China’s giant aluminum smelting sector responded to soaring local prices with a 1.8-million ton lift in annualized production over the second half of 2020.
November saw annualized run-rates exceed 39.0 million tons for the first time ever, according to the International Aluminum Institute.
This supply surge is coinciding with a wind-down in demand ahead of the Chinese Lunar New Year holiday period, with most analysts expecting prices to weaken over the coming weeks and months as the market digests the extra production.
This is how the aluminum market has played out for many years. China’s seemingly infinite ability to bring on new capacity has been the single largest hindrance to any sustained price rally.
Things, however, may be changing, with even Chinese producers now talking about peak aluminum production.
China may be running out of new capacity to flex as national production edges ever closer to the country’s capacity cap of 45 million tons per year.

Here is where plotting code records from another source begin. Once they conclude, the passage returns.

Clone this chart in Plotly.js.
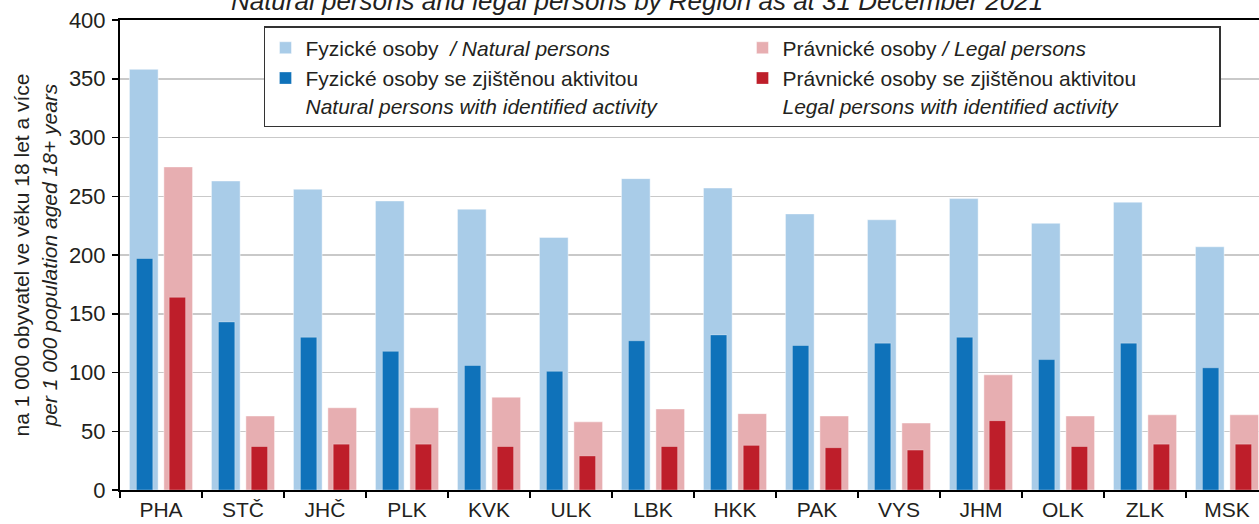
<!DOCTYPE html>
<html>
<head>
<meta charset="utf-8">
<script src="https://cdn.plot.ly/plotly-3.0.1.min.js"></script>
<style>html,body{margin:0;padding:0;background:#fff;}#chart{width:1259px;height:524px;}</style>
</head>
<body>
<div id="chart"></div>
<script>
const regions = ["PHA","STČ","JHČ","PLK","KVK","ULK","LBK","HKK","PAK","VYS","JHM","OLK","ZLK","MSK"];
const naturalPersons = [358, 263, 256, 246, 239, 215, 265, 257, 235, 230, 248, 227, 245, 207];
const naturalActive = [197, 143, 130, 118, 106, 101, 127, 132, 123, 125, 130, 111, 125, 104];
const legalPersons = [275, 63, 70, 70, 79, 58, 69, 65, 63, 57, 98, 63, 64, 64];
const legalActive = [164, 37, 39, 39, 37, 29, 37, 38, 36, 34, 59, 37, 39, 39];

const FONT = "Liberation Sans, Arial, sans-serif";
const TXT = "#231f20";

const traces = [
  {type:"bar", x:regions, y:naturalPersons, name:"Fyzické osoby  <i>/ Natural persons</i>",
   offset:-0.385, width:0.35, marker:{color:"#a9cce8", line:{color:"rgba(255,255,255,0.45)", width:1}}, hoverinfo:"y"},
  {type:"bar", x:regions, y:legalPersons, name:"Právnické osoby <i>/ Legal persons</i>",
   offset:0.035, width:0.35, marker:{color:"#e7aeb1", line:{color:"rgba(255,255,255,0.45)", width:1}}, hoverinfo:"y"},
  {type:"bar", x:regions, y:naturalActive, name:"Fyzické osoby se zjištěnou aktivitou<br><i>Natural persons with identified activity</i>",
   offset:-0.30, width:0.20, marker:{color:"#0f72ba", line:{color:"rgba(255,255,255,0.3)", width:1}}, hoverinfo:"y"},
  {type:"bar", x:regions, y:legalActive, name:"Právnické osoby se zjištěnou aktivitou<br><i>Legal persons with identified activity</i>",
   offset:0.10, width:0.20, marker:{color:"#be1e2a", line:{color:"rgba(255,255,255,0.3)", width:1}}, hoverinfo:"y"}
];

const layout = {
  width:1259, height:524,
  margin:{l:120, r:0, t:20, b:34, pad:0},
  paper_bgcolor:"#fff", plot_bgcolor:"#fff",
  barmode:"overlay",
  font:{family:FONT, color:TXT, size:21},
  title:{text:"<i>Natural persons and legal persons by Region as at 31 December 2021</i>",
    font:{family:FONT, size:26, color:TXT}, xref:"container", x:0.506, xanchor:"center",
    yref:"container", y:0.999, yanchor:"middle"},
  xaxis:{type:"category", range:[-0.5, 13.39], showline:true, linecolor:"#000", linewidth:2, mirror:true,
    ticks:"outside", tickson:"boundaries", ticklen:6, tickwidth:1.5, tickcolor:"#000",
    tickfont:{size:21, color:TXT}, showgrid:false, zeroline:false, fixedrange:true},
  yaxis:{range:[0,400], dtick:50, showline:true, linecolor:"#000", linewidth:2,
    ticks:"outside", ticklen:6, tickwidth:1.5, tickcolor:"#000", ticklabelstandoff:2,
    tickfont:{size:22, color:TXT}, showgrid:true, gridcolor:"#c9c9c9", gridwidth:1.5, zeroline:false,
    title:{text:"na 1 000 obyvatel ve věku 18 let a více<br><i>per 1 000 population aged 18+ years</i>",
      font:{size:21, color:TXT}, standoff:6}, fixedrange:true},
  legend:{orientation:"h", x:0.1264, xanchor:"left", y:0.987, yanchor:"top",
    entrywidth:432, entrywidthmode:"pixels", traceorder:"normal", valign:"top",
    bgcolor:"#fff", bordercolor:"#333", borderwidth:1.5, font:{size:21, color:TXT}},
  showlegend:true
};

Plotly.newPlot("chart", traces, layout, {displayModeBar:false, staticPlot:true});
</script>
</body>
</html>
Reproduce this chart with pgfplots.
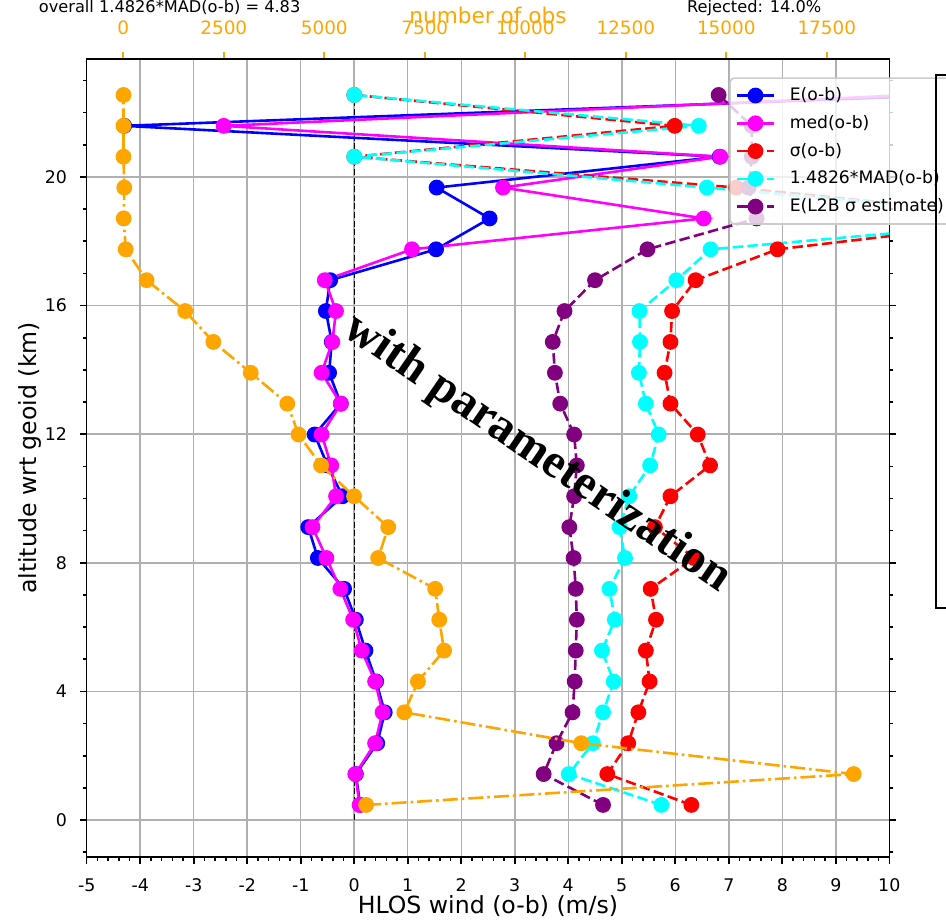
\documentclass[border=0pt]{standalone}
\usepackage{pgfplots}
\usepackage{pgfplotstable}
\pgfplotsset{compat=1.18}
\usepackage{fontspec}
\setmainfont{DejaVu Sans}
\newfontfamily\wmfont{Liberation Serif}
\definecolor{cB}{RGB}{0,0,255}
\definecolor{cM}{RGB}{255,0,255}
\definecolor{cR}{RGB}{255,0,0}
\definecolor{cC}{RGB}{0,255,255}
\definecolor{cP}{RGB}{128,0,128}
\definecolor{cO}{RGB}{255,165,0}
\definecolor{gridc}{RGB}{176,176,176}
\definecolor{legc}{RGB}{204,204,204}

\pgfplotstableread{
y     blue   mag    red    cyan   purp   obs
0.47  0.11   0.10   6.30   5.74   4.65   6040
1.43  0.03   0.02   4.73   4.01   3.54   18170
2.39  0.43   0.39   5.12   4.46   3.78   11390
3.35  0.57   0.53   5.31   4.65   4.08   6990
4.31  0.41   0.39   5.52   4.85   4.12   7330
5.27  0.21   0.14   5.45   4.63   4.14   7980
6.23  0.03   -0.02  5.64   4.87   4.16   7860
7.19  -0.19  -0.26  5.54   4.77   4.14   7760
8.15  -0.68  -0.52  6.35   5.06   4.10   6340
9.11  -0.86  -0.78  5.62   4.96   4.02   6590
10.07 -0.22  -0.34  5.91   5.14   4.11   5740
11.03 -0.50  -0.43  6.65   5.53   4.16   4920
11.99 -0.74  -0.61  6.42   5.69   4.11   4360
12.95 -0.25  -0.25  5.91   5.45   3.85   4080
13.91 -0.47  -0.61  5.80   5.32   3.75   3170
14.87 -0.42  -0.41  5.91   5.34   3.71   2240
15.83 -0.53  -0.34  5.94   5.33   3.93   1540
16.79 -0.45  -0.55  6.38   6.02   4.50   580
17.75 1.53   1.08   7.91   6.66   5.48   60
18.71 2.53   6.53   12.8   13.2   7.52   10
19.67 1.54   2.78   7.14   6.59   7.37   25
20.63 6.83   6.84   0      0      7.43   5
21.59 -4.30  -2.44  5.99   6.44   7.43   5
22.55 11.2   10.4   0      0      6.81   5
}\datatable

\begin{document}
\begin{tikzpicture}
\begin{axis}[
  at={(0pt,0pt)}, anchor=south west, scale only axis,
  width=401.3pt, height=398.7pt,
  xmin=-5, xmax=10, ymin=-1.14, ymax=23.66,
  xtick={-5,-4,...,10}, minor x tick num=4,
  ytick={0,4,...,20}, minor ytick={-1,0,...,23},
  xtick pos=lower, ytick pos=both, yticklabel pos=left,
  tick align=outside, major tick length=3.5pt, minor tick length=2pt,
  every tick/.style={black, line width=0.8pt},
  axis line style={line width=0.8pt},
  xmajorgrids, ymajorgrids,
  major grid style={color=gridc, line width=0.75pt},
  /pgf/number format/assume math mode=true,
  ticklabel style={font=\fontsize{8.7}{10.4}\selectfont},
  xticklabel style={anchor=north, inner sep=0pt, yshift=-7.3pt},
  yticklabel style={anchor=east, inner sep=0pt, xshift=-6.2pt},
  xlabel={HLOS wind (o-b) (m/s)}, ylabel={altitude wrt geoid (km)},
  label style={font=\fontsize{11.8}{14}\selectfont},
  xlabel style={at={(axis description cs:0.5,-0.071)}, anchor=base},
  ylabel style={at={(axis description cs:-0.0708,0.5)}, anchor=center},
  legend style={at={(axis description cs:0.8007,0.9774)}, anchor=north west,
    draw=legc, line width=0.8pt, rounded corners=2pt,
    fill=white, fill opacity=0.8, draw opacity=1, text opacity=1,
    font=\fontsize{8.6}{10.4}\selectfont,
    inner xsep=2.85pt, inner ysep=2.3pt, row sep=1.05pt, column sep=7.3pt,
    nodes={inner xsep=0pt, inner ysep=2.4pt}},
  legend cell align=left,
  legend image code/.code={\draw[mark repeat=2, mark phase=2, #1, fill opacity=1] plot coordinates {(0pt,0pt) (9.175pt,0pt) (18.35pt,0pt)};},
]
\addplot[black, line width=0.65pt, dash pattern=on 3pt off 1.3pt, forget plot] coordinates {(0,0) (0,22.55)};
\addplot[cB, line width=1.3pt, mark=*, mark size=3.3pt, mark options={solid, fill=cB}] table[x=blue,y=y]{\datatable};
\addlegendentry{E(o-b)}
\addplot[cM, line width=1.3pt, mark=*, mark size=3.3pt, mark options={solid, fill=cM}] table[x=mag,y=y]{\datatable};
\addlegendentry{med(o-b)}
\addplot[cR, line width=1.3pt, dash pattern=on 5.2pt off 2.2pt, mark=*, mark size=3.3pt, mark options={solid, fill=cR}] table[x=red,y=y]{\datatable};
\addlegendentry{σ(o-b)}
\addplot[cC, line width=1.3pt, dash pattern=on 5.2pt off 2.2pt, mark=*, mark size=3.3pt, mark options={solid, fill=cC}] table[x=cyan,y=y]{\datatable};
\addlegendentry{1.4826*MAD(o-b)}
\addplot[cP, line width=1.3pt, dash pattern=on 5.2pt off 2.2pt, mark=*, mark size=3.3pt, mark options={solid, fill=cP}] table[x=purp,y=y]{\datatable};
\addlegendentry{E(L2B σ estimate)}
\end{axis}

\begin{axis}[
  at={(0pt,0pt)}, anchor=south west, scale only axis,
  width=401.3pt, height=398.7pt,
  xmin=-910, xmax=19055, ymin=-1.14, ymax=23.66,
  axis x line*=top, axis y line=none,
  axis line style={line width=0.8pt, black},
  xtick={0,2500,5000,7500,10000,12500,15000,17500},
  tick align=outside, major tick length=3.5pt,
  every tick/.style={cO, line width=0.8pt},
  scaled x ticks=false,
  xticklabel style={/pgf/number format/1000 sep={}, /pgf/number format/assume math mode=true,
    text=cO, font=\fontsize{9.2}{11}\selectfont, anchor=south, inner sep=0pt, yshift=8.35pt},
  xlabel={number of obs},
  xlabel style={text=cO, font=\fontsize{10.8}{13}\selectfont, at={(axis description cs:0.5,1)}, anchor=base, yshift=18.1pt},
]
\addplot[cO, line width=1.3pt, dash pattern=on 7.5pt off 2pt on 1.3pt off 2pt, mark=*, mark size=3.3pt, mark options={solid, fill=cO}] table[x=obs,y=y]{\datatable};
\end{axis}

\node[font=\wmfont\bfseries\fontsize{24}{28}\selectfont, rotate=-34.4] at (225.1pt,201.5pt) {with parameterization};
\draw[line width=1pt] (424.65pt,124.4pt) rectangle (440pt,390.9pt);
\node[anchor=base west, inner sep=0pt, font=\fontsize{8.1}{9.7}\selectfont] at (-24.1pt,422.3pt) {overall 1.4826*MAD(o-b) = 4.83};
\node[anchor=base west, inner sep=0pt, font=\fontsize{8.1}{9.7}\selectfont] at (300pt,422.3pt) {Rejected: 14.0\%};
\pgfresetboundingbox
\path[use as bounding box] (-43.35pt,-31.65pt) rectangle (429.65pt,428.35pt);
\end{tikzpicture}
\end{document}
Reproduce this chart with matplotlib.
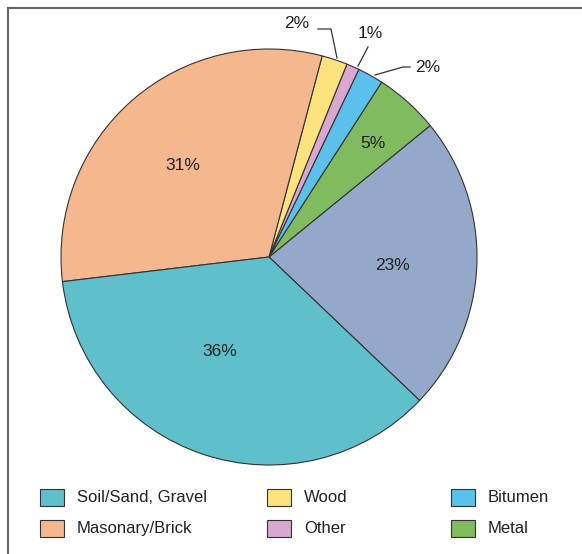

The government has since 2017 been enforcing a strict old-for-new policy in the aluminum sector. New smelters have only been permitted when matching older capacity is closed.
On paper there is six million tons of potential flex between the cap and November’s run-rate of 39 million tons. In reality, the gap is much smaller than it appears.
There are currently around three million tons of shadow capacity sitting idle, according to AZ China consultancy.
These smelters are deemed “illegal” by the Chinese authorities, mostly because they failed to tick all the bureaucratic boxes of the permissioning process.
“As best as we can tell, no operators have been tempted to secretly energize their pots,” AZ China said in a September note to clients.
However, “it does act as a good reminder that the maximum theoretical limit of 45 million tons cannot be reached based on today’s rules”.
Specifically, the “illegal” smelters don’t have the replacement capacity licenses they need to activate their production lines.
Strip these operators out of the equation, and Chinese aluminum production is much closer to the capacity ceiling than it might at first seem.
The Chinese government could of course allow the “illegal” operators to start up. It could also lift the capacity cap.
Complicating the picture, however, is Xi Jinping’s pledge in October last year that China would reach peak carbon emissions before 2030 and become carbon neutral by 2060.
That’s a big problem for a sector that in 2018 was 90 percent reliant on coal power to energize its potlines.